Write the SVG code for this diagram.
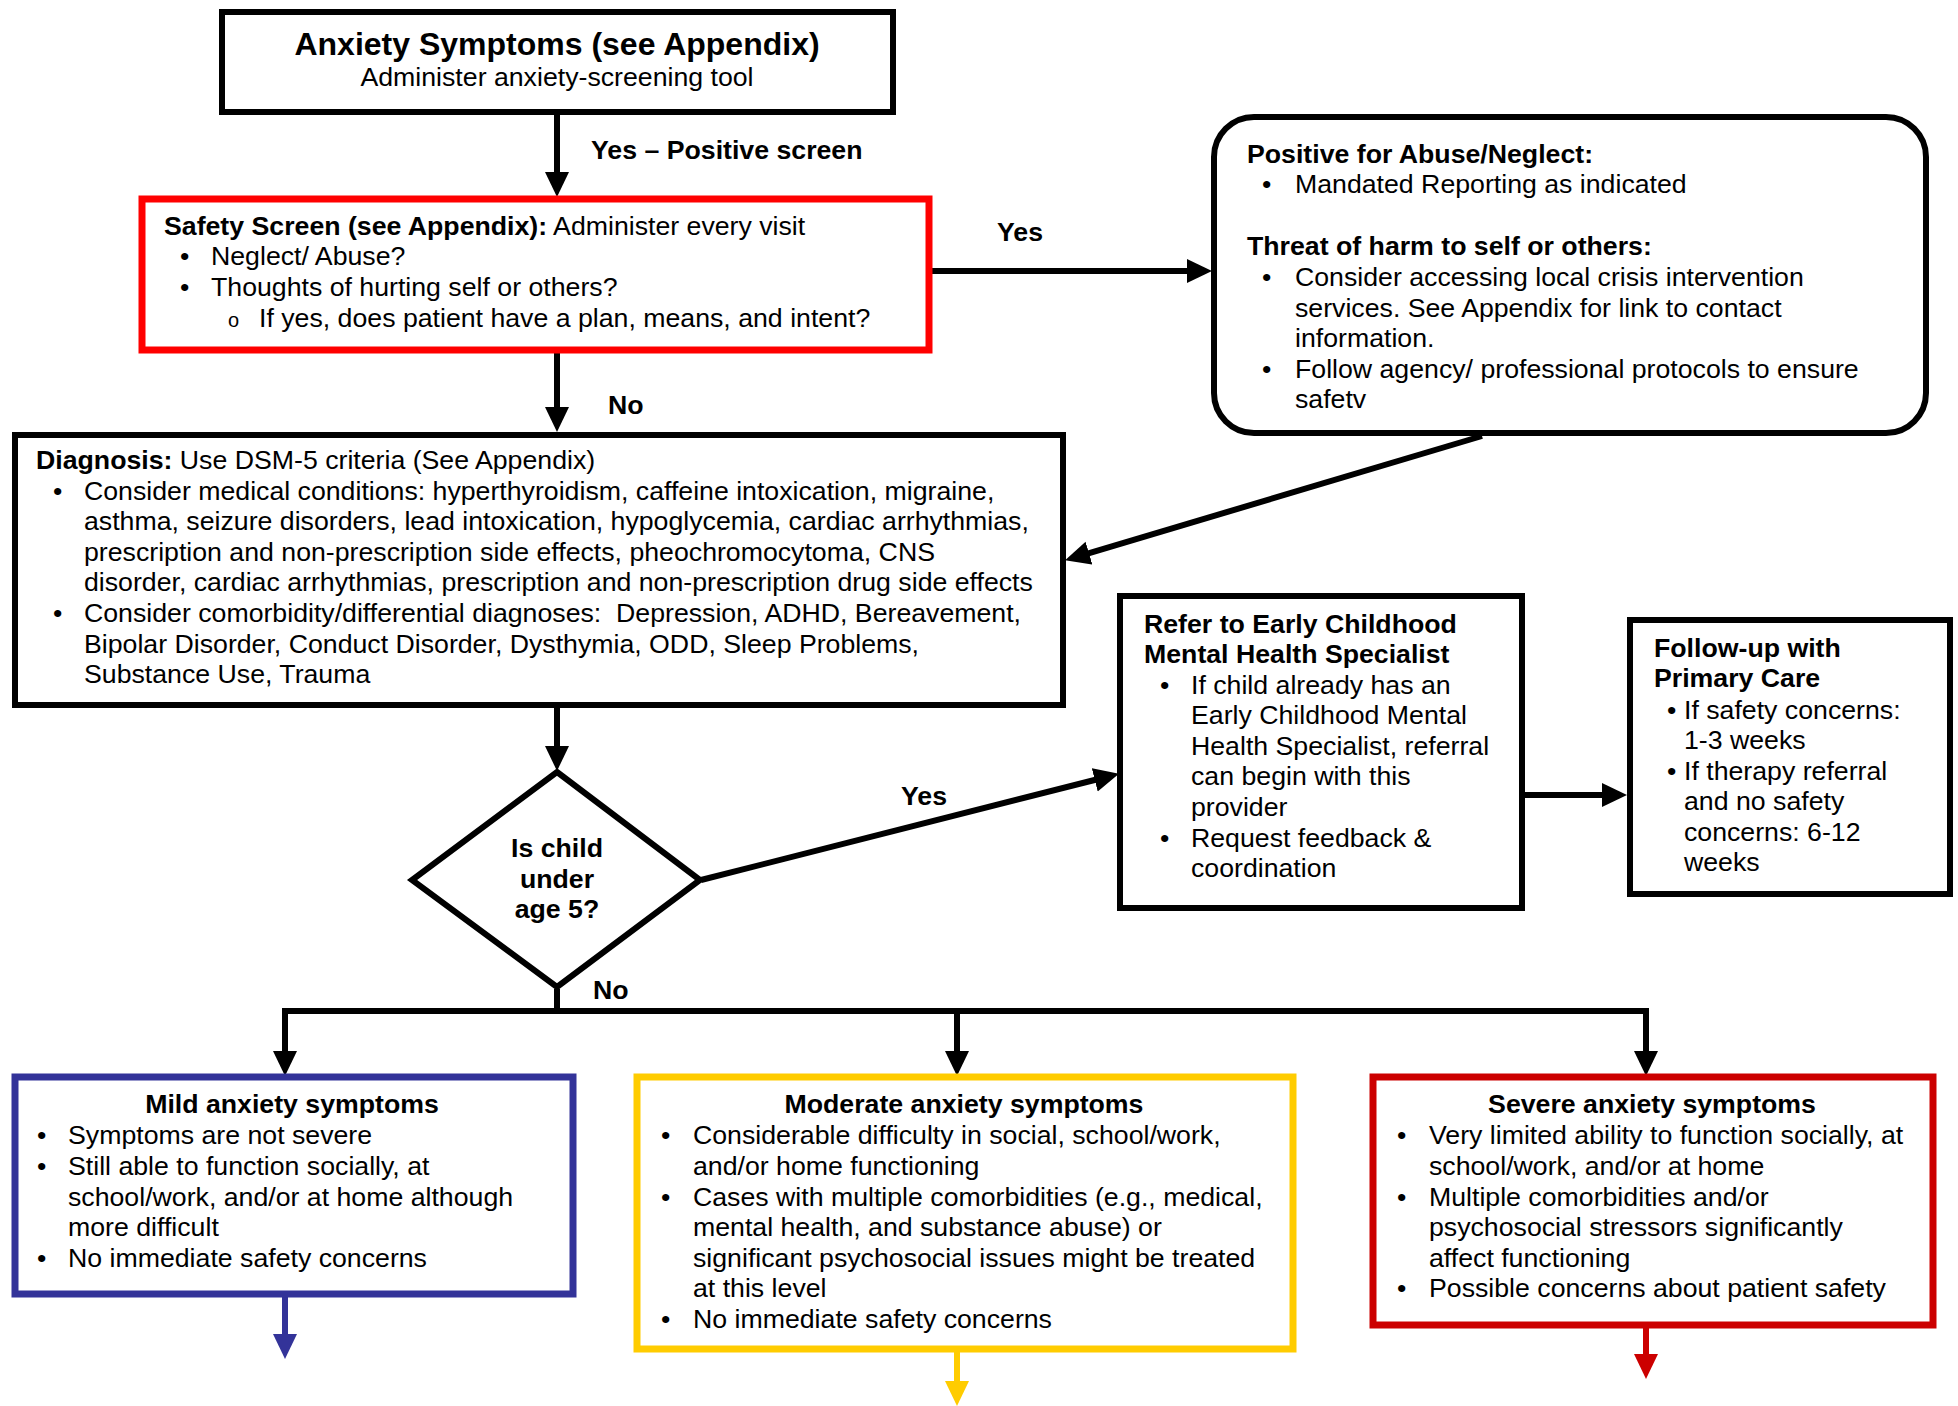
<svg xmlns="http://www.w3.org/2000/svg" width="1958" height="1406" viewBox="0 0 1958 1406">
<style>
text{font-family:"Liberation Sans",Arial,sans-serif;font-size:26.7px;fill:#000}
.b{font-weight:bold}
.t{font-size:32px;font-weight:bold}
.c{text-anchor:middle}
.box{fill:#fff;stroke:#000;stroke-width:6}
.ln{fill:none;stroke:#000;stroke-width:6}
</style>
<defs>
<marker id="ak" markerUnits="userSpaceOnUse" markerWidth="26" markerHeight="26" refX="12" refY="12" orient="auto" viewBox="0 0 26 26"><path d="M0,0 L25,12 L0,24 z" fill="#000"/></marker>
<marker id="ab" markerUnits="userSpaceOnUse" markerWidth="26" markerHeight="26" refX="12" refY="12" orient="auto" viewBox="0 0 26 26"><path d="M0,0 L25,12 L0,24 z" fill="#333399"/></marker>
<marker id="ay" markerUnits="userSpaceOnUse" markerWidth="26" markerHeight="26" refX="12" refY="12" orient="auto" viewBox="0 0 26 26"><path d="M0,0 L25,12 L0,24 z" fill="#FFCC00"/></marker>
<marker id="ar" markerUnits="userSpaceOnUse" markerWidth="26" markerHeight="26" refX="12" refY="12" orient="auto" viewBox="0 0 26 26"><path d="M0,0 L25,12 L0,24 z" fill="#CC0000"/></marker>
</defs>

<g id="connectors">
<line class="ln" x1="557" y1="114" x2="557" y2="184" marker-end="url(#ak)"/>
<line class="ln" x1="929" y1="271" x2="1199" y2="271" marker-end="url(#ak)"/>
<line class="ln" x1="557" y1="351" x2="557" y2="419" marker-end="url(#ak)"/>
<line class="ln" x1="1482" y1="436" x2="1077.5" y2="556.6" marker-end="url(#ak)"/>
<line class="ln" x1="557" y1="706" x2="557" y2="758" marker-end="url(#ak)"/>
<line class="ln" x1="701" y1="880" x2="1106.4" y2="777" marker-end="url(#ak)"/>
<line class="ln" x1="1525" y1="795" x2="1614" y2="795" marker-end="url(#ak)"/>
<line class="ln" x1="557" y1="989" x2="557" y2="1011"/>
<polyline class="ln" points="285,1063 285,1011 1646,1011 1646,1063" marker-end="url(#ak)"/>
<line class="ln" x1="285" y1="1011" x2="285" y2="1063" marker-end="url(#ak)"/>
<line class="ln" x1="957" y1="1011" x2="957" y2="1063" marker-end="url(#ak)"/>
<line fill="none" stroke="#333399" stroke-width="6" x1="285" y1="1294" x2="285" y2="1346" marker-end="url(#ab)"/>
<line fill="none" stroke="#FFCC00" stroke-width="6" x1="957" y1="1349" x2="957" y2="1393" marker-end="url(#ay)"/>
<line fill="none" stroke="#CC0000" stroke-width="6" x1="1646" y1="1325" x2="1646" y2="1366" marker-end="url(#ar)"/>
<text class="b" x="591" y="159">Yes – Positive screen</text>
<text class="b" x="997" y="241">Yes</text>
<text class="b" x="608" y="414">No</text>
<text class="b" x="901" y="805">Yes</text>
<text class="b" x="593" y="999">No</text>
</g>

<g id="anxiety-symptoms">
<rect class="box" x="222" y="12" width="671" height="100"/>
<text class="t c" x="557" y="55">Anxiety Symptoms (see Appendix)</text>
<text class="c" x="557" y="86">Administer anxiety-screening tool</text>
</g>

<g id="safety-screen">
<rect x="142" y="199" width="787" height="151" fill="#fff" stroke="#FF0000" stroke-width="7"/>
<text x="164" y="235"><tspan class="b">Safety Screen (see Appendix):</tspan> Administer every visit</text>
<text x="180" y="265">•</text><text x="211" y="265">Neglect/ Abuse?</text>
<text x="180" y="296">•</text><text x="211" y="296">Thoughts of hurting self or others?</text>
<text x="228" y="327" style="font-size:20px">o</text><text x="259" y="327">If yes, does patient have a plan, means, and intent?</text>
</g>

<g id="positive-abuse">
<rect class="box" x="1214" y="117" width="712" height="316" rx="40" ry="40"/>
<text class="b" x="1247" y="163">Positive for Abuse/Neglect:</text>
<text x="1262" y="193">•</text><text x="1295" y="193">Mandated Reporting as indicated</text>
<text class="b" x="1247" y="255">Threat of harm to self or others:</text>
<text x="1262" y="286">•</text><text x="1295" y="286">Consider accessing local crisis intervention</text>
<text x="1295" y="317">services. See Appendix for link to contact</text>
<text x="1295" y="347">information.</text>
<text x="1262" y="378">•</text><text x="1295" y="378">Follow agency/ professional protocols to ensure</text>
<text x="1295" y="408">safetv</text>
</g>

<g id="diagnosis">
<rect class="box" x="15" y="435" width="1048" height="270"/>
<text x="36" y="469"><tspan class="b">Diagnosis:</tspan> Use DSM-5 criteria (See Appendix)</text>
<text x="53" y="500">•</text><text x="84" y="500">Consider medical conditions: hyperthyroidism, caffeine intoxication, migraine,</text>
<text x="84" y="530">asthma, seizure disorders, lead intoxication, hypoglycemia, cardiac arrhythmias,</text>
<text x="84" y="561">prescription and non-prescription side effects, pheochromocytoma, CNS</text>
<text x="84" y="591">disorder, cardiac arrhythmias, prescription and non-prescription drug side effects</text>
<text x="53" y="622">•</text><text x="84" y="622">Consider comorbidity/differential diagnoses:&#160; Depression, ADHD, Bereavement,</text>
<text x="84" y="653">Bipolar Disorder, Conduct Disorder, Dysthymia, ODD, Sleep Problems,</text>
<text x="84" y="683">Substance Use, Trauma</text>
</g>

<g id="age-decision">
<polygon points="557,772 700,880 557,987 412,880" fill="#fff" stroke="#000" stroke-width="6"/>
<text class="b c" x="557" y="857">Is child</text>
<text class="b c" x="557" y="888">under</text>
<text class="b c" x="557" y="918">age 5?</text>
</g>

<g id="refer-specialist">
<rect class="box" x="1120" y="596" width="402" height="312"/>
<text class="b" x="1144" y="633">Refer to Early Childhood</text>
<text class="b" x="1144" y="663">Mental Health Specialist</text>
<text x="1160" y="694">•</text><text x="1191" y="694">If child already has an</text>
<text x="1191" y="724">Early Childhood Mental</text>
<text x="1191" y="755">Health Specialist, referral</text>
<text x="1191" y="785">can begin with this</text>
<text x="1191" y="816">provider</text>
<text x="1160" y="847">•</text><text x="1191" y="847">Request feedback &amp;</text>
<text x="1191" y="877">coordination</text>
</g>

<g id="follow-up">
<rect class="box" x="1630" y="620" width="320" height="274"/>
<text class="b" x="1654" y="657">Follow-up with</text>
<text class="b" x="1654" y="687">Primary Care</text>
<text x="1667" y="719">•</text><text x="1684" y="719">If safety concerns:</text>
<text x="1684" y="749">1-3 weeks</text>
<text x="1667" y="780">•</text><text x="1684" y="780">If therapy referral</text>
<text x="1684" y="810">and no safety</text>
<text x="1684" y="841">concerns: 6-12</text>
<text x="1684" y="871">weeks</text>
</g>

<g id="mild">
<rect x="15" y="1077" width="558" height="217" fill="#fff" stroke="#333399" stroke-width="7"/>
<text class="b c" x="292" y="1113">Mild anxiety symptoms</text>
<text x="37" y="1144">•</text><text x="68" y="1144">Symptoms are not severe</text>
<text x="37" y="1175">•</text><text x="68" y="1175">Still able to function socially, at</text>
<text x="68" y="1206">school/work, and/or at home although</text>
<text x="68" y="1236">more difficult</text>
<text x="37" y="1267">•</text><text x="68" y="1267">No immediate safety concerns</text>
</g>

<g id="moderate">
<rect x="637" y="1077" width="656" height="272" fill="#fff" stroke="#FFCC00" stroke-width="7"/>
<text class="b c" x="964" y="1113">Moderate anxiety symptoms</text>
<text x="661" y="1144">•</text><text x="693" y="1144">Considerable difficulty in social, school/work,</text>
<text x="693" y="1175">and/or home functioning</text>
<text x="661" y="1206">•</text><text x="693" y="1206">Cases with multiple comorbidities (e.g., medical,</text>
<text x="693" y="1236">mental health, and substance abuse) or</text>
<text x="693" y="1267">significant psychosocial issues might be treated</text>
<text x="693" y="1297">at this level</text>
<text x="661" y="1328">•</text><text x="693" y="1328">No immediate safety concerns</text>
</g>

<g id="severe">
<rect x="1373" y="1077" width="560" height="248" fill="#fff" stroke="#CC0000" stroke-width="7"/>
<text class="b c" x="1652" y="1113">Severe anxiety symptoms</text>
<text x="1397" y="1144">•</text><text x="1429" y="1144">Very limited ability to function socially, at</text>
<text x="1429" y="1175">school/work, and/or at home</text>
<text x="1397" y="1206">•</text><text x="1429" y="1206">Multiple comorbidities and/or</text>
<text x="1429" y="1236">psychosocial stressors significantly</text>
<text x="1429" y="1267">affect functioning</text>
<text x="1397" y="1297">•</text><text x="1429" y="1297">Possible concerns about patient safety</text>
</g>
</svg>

Your task:
Gather up the lines that contain the word "this".

Task output:
Write the SVG code for this diagram.
<text x="1191" y="785">can begin with this</text>
<text x="693" y="1297">at this level</text>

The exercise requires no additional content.